Contextual Understanding
- Audio transcription: Audio transcription services are a lot like leaving a voicemail. There’s no context required for what speech has come before or after the transcription recording ends. Keywords are irrelevant, and the software won’t have any expected responses ready to go. Rather, the software or the person, will listen to the audio and turn it into text as is.
- aiOla: aiOla is designed to listen for keywords and only relevant speech data for the purpose at hand. Even if multiple people are talking or there is background noise (which is common in business settings), the software will know how to tune into the language that is tied to the process at hand. There is a contextual understanding that is programmed into its language models.
Time & Cost
- Audio Transcription: Audio transcription can quickly add up, especially if you require it for a lot of recordings. It can be priced per-minute, per-hour, by subscription or per line. There are many variables that affect the price, including: the length of the recording, specialization required, desired turnaround time, and audio quality, to name a few.
- aiOla: aiOla is priced per use case, so you know upfront exactly what to expect.
Accuracy
- Audio Transcription: When relying on humans to transcribe audio, accuracy rates vary naturally. It can also be difficult to find trustworthy, reliable, and skilled transcriptionists who will be available when needed.
- aiOla: aiOla has shown to outperform top competitors with over 95% accuracy. (Learn more about how accuracy is measured and explore word error rates here). There’s no downtime when relying on aiOla to listen and transform speech into text.
Speed & Efficiency
- Audio Transcription: Audio transcription, especially when done manually, is slower than automatic speech recognition because it requires a person to listen and type each word.
- aiOla: ASR happens in real-time, which means that software like aiOla can help your business get more done without adding resources.
Scability
- Audio Transcription: Manual audio transcription is constrained by time and a human’s own working hours.
- aiOla: aiOla can scale with your business’ needs, without sacrificing quality or speed. Data in means action out, no matter how fast or often a person may speak to aiOla.

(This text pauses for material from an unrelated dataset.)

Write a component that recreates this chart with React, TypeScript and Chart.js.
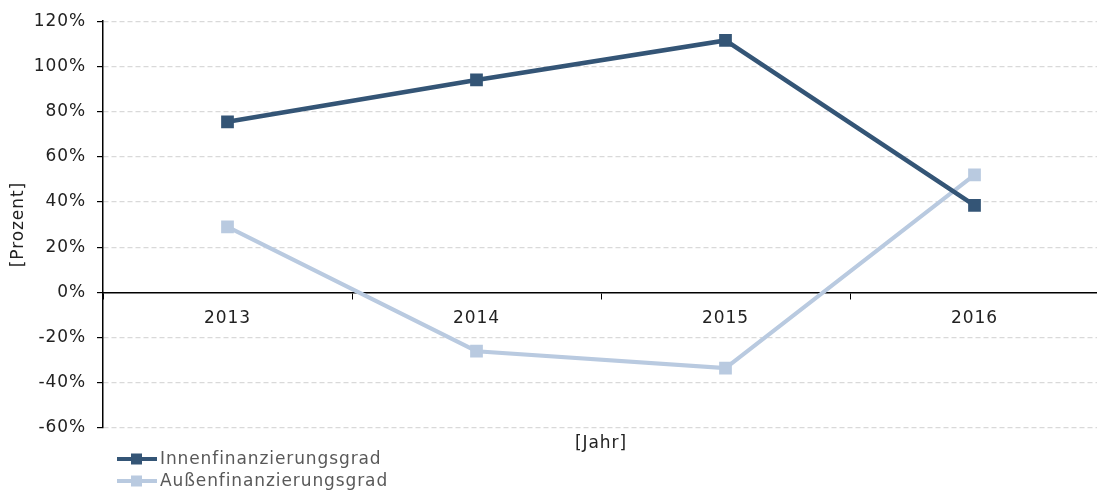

Manual transcription | aiOla’s Speech AI | |
Use Cases | Transform audio to text – common in legal, business, and healthcare settings | Transform audio into text, actions, and captured data – applicable in any industry to complete workflows quickly and efficiently |
Contextual Understanding | No keyword spotting | Keyword spotting and context built into model |
Time & Cost | Variable and grows with volume | Fixed per use case |
Accuracy | Variable – skills-based | 95+% accuracy |
Speed | Manual – slower | Automatic – real-time |
Scalability | Constrained | Limitless |
The Bottom Line
While both transcription (manual or software-based) and aiOla are responsible for converting spoken words to text, aiOla’s automatic speech recognition brings its abilities to the next level. Not only can aiOla understand business-specific jargon, but it also captures otherwise lost data that can be applied for business insights.
By connecting systems, people, and workflows, aiOla transforms how employees can get work done. On the other hand, transcription services capture what has been said aloud to be stored in documentation. It’s a one-and-done, straightforward need, whereas aiOla’s use cases are limitless in application.